Coming of age, with a few twists
The typical high school comedy is revamped in "Dare," a coming-of-age romp that ups the explicitness of first-time sexual encounters and looks hard at teenage angst. The story follows three teens in their final semester of high school: overachieving aspiring actress Alexa (Emmy Rossum), who decides to sex up her drama geek image by sleeping with bad-boy jock Johnny (Zach Gilford), a romance that gets complicated when Alexa's best friend, Ben (Ashley Springer) -- a loner struggling with his sexuality -- seduces Johnny.
Director Adam Salky expanded the film from a short he developed with screenwriter David Brind at the Columbia University graduate film program, which focused on the two boys. The feature allows for the inclusion of Alexa, who serves mostly to fuel the flames of confusion for Johnny. As the teens struggle with their three-sided relationship, their choices for the future and, for Johnny, a troubled home life, their characters become surprisingly more complex, particularly as Gilford's Johnny tries to understand who he really is and who he will become.
Salky and Brind keep the film's humor campy, with help from supporting performances by Ana Gasteyer, Alan Cumming and Sandra Bernhard.
The film lacks the comedic charm of "American Pie," but with its dark, hyper-sexualization of teens, it offers an engrossing if not soap opera-esque tale of self-discovery.
Gerrick Kennedy --
"Dare." MPAA rating: Rated R for sexual content, language and alcohol use -- all involving teens. Running time: 1 hour, 32 minutes. At Laemmle's Sunset 5, West Hollywood.
An unlikely union forms in 'London'
Two strongly divergent yet equally stirring performances anchor "London River," an intimate drama set against the 2005 London Underground and bus bombings that killed more than 50 people. Though slowly paced and sometimes overly coincidental, the film, directed by Rachid Bouchareb from a screenplay he wrote with Zoe Galeron and Olivier Lorelle, contains enough emotionally satisfying moments to keep us invested in its lead characters' heartfelt journey.
Brenda Blethyn plays Elisabeth, a Guernsey widow who travels to London to find her 20ish daughter, Jane, who has seemingly vanished since the terrorist attack took place. As the anxious Elisabeth uncovers a few surprises about Jane's life and her potential whereabouts, she crosses paths with Ousmane (Malian actor Sotigui Kouyate), a French-speaking African forester also in London looking for his estranged son, Ali.
Inhibited by the city's multiculturalism and, in particular, her knee-jerk suspicion of Muslims, Elisabeth takes a while to warm up to the soulful Ousmane. But when it turns out the two parents have more in common than it might initially seem, a deep, if careful bond forms between them.

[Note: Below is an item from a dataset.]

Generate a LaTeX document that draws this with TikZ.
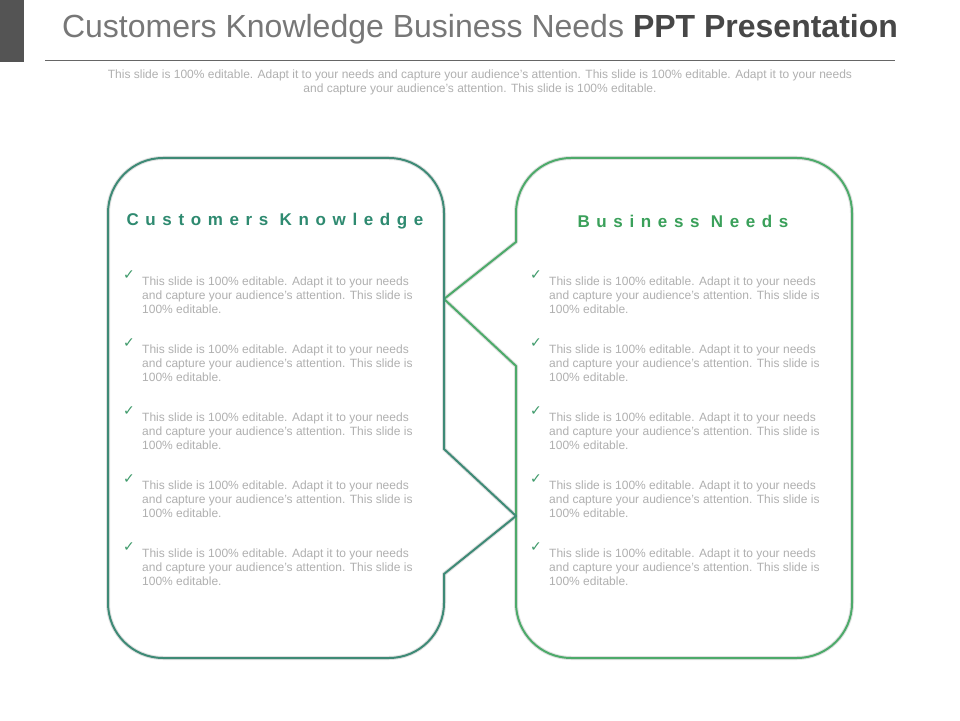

Blethyn brings tremendous empathy to the introspective, determined Elisabeth, while the tall, gaunt and dreadlocked Ousmane fleshes out his less-dimensional role with a haunting sadness that speaks volumes.
Gary Goldstein --
"London River." MPAA rating: Unrated. Running time: 1 hour, 24 minutes. In English, French and Arabic with English subtitles. At Laemmle's Town Center 5, Encino.